The stock price drop isn’t exactly surprising. There are heavy losses from last year, another year of tremendous losses this year, and while growth is highly valued there is a difference between losing 5%, 50%, or 90% of revenue in a calendar year.

Snap was certainly overvalued at IPO, again heavy losses and very large revenue growth projections. Each quarter that they missed in their MAU growth and/or revenue growth the stock got hammered. It hit a low and now is rebounding to more sensible levels. If they can get their spending more under control and continue their positive revenue growth they will mature into a solid public company.

The other challenge for Lyft is that it’s hard to find a comparable. For Snap you have twitter and Facebook so you can estimate the costs it takes to run the operation as well as the potential revenue on a per user basis from two publicly traded companies that have both been in the market for a while.

With Lyft what stock would you use as a comparable to better understand their cost structure at scale as well as the proper way to value their customers true LTV?

The stock is still trading well above the last private round. I would consider it entering into true bear territory if it starts trading below the last private valuation. Which is what happened to Snap.

Then that shows you that valuing a stock on future growth especially at the later stages can be quite dangerous as any misstep is magnified.

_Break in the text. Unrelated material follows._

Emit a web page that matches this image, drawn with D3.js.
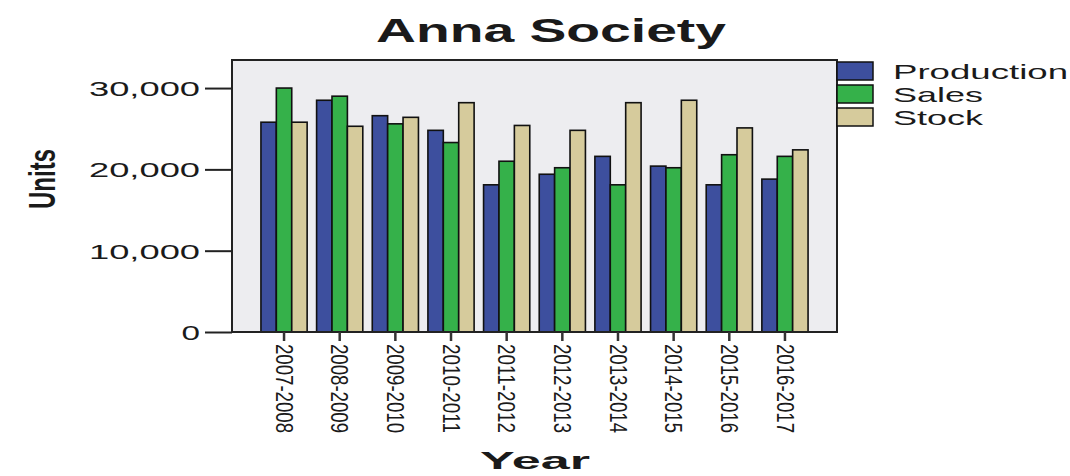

This is also challenging news for Uber really. Because it has a similar story. Great revenue growth but heavy losses. If anything coming out first was great, they get all of the press and attention. The IPO was a great success internally because they capitalized the company well and given the pop and the receding stock price they didn’t leave any money on the table.

Now that they are public it’s going to be about the long game. Given the heavy drop in price, you would expect this to continue for the next several quarters until after the lock up period when more shares will hit the market. They need to keep hitting their numbers with no negative surprises as well. It’s not crazy to see them get adjusted down 30-50% and have the stock settle into a floor before the fundamentals of the business really take over in terms of valuation.